• **Source data**:
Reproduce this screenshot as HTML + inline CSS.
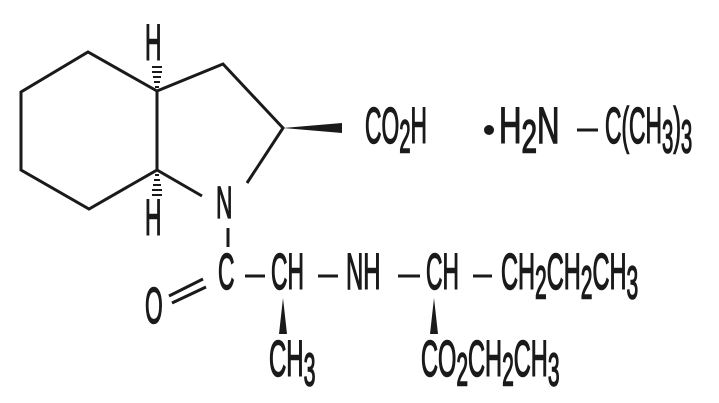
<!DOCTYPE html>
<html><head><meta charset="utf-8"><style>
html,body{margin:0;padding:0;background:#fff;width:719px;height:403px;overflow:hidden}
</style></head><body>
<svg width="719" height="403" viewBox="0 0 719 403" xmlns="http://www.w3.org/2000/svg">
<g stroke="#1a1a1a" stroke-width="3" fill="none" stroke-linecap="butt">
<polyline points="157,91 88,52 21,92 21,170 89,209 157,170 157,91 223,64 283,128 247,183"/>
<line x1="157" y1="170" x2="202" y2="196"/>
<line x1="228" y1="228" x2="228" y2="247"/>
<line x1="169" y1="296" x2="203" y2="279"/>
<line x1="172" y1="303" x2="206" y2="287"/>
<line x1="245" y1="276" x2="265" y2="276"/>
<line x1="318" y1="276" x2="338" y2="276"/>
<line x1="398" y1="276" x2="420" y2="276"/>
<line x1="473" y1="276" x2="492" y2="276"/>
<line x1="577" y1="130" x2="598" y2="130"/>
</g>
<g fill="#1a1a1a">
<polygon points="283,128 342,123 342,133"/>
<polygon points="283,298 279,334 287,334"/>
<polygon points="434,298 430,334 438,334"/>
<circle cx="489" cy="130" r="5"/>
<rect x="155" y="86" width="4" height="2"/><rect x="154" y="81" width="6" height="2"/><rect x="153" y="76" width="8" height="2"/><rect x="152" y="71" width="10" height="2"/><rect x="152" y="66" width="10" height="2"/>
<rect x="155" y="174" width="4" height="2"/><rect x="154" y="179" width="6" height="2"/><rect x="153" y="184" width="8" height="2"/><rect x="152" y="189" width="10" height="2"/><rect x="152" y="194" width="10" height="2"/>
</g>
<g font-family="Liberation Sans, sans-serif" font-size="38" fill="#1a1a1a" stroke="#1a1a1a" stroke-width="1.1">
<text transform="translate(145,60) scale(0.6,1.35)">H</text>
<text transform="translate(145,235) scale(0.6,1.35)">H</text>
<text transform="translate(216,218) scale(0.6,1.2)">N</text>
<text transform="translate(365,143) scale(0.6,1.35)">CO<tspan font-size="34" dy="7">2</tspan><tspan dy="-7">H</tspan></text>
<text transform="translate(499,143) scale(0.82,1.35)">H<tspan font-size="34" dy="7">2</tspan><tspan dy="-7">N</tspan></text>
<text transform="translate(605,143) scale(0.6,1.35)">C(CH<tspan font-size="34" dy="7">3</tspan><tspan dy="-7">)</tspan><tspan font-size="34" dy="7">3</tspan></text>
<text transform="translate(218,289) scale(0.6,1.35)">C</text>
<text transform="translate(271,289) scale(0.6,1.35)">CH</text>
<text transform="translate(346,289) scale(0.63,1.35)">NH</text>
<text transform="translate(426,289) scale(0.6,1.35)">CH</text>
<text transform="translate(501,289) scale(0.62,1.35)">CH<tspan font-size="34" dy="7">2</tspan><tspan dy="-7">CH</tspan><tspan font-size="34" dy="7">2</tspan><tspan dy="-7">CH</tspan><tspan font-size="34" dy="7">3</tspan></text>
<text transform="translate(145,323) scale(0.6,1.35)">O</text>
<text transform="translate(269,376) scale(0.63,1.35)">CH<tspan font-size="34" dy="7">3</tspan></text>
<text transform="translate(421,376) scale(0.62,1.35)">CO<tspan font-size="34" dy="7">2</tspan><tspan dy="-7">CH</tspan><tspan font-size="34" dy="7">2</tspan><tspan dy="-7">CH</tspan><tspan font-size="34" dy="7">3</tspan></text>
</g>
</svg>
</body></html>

• **Task to complete**: Pictures are to be left out; repeat all the remaining data exactly.

• **Solution to this exercise**:
Reproduce this screenshot as HTML + inline CSS.
<!DOCTYPE html>
<html><head><meta charset="utf-8"><style>
html,body{margin:0;padding:0;background:#fff;width:719px;height:403px;overflow:hidden}
</style></head><body>
<svg width="719" height="403" viewBox="0 0 719 403" xmlns="http://www.w3.org/2000/svg">
<g stroke="#1a1a1a" stroke-width="3" fill="none" stroke-linecap="butt">
<polyline points="157,91 88,52 21,92 21,170 89,209 157,170 157,91 223,64 283,128 247,183"/>
<line x1="157" y1="170" x2="202" y2="196"/>
<line x1="228" y1="228" x2="228" y2="247"/>
<line x1="169" y1="296" x2="203" y2="279"/>
<line x1="172" y1="303" x2="206" y2="287"/>
<line x1="245" y1="276" x2="265" y2="276"/>
<line x1="318" y1="276" x2="338" y2="276"/>
<line x1="398" y1="276" x2="420" y2="276"/>
<line x1="473" y1="276" x2="492" y2="276"/>
<line x1="577" y1="130" x2="598" y2="130"/>
</g>
<g fill="#1a1a1a">
<polygon points="283,128 342,123 342,133"/>
<polygon points="283,298 279,334 287,334"/>
<polygon points="434,298 430,334 438,334"/>
<circle cx="489" cy="130" r="5"/>
<rect x="155" y="86" width="4" height="2"/><rect x="154" y="81" width="6" height="2"/><rect x="153" y="76" width="8" height="2"/><rect x="152" y="71" width="10" height="2"/><rect x="152" y="66" width="10" height="2"/>
<rect x="155" y="174" width="4" height="2"/><rect x="154" y="179" width="6" height="2"/><rect x="153" y="184" width="8" height="2"/><rect x="152" y="189" width="10" height="2"/><rect x="152" y="194" width="10" height="2"/>
</g>
<g font-family="Liberation Sans, sans-serif" font-size="38" fill="#1a1a1a" stroke="#1a1a1a" stroke-width="1.1">
<text transform="translate(145,60) scale(0.6,1.35)">H</text>
<text transform="translate(145,235) scale(0.6,1.35)">H</text>
<text transform="translate(216,218) scale(0.6,1.2)">N</text>
<text transform="translate(365,143) scale(0.6,1.35)">CO<tspan font-size="34" dy="7">2</tspan><tspan dy="-7">H</tspan></text>
<text transform="translate(499,143) scale(0.82,1.35)">H<tspan font-size="34" dy="7">2</tspan><tspan dy="-7">N</tspan></text>
<text transform="translate(605,143) scale(0.6,1.35)">C(CH<tspan font-size="34" dy="7">3</tspan><tspan dy="-7">)</tspan><tspan font-size="34" dy="7">3</tspan></text>
<text transform="translate(218,289) scale(0.6,1.35)">C</text>
<text transform="translate(271,289) scale(0.6,1.35)">CH</text>
<text transform="translate(346,289) scale(0.63,1.35)">NH</text>
<text transform="translate(426,289) scale(0.6,1.35)">CH</text>
<text transform="translate(501,289) scale(0.62,1.35)">CH<tspan font-size="34" dy="7">2</tspan><tspan dy="-7">CH</tspan><tspan font-size="34" dy="7">2</tspan><tspan dy="-7">CH</tspan><tspan font-size="34" dy="7">3</tspan></text>
<text transform="translate(145,323) scale(0.6,1.35)">O</text>
<text transform="translate(269,376) scale(0.63,1.35)">CH<tspan font-size="34" dy="7">3</tspan></text>
<text transform="translate(421,376) scale(0.62,1.35)">CO<tspan font-size="34" dy="7">2</tspan><tspan dy="-7">CH</tspan><tspan font-size="34" dy="7">2</tspan><tspan dy="-7">CH</tspan><tspan font-size="34" dy="7">3</tspan></text>
</g>
</svg>
</body></html>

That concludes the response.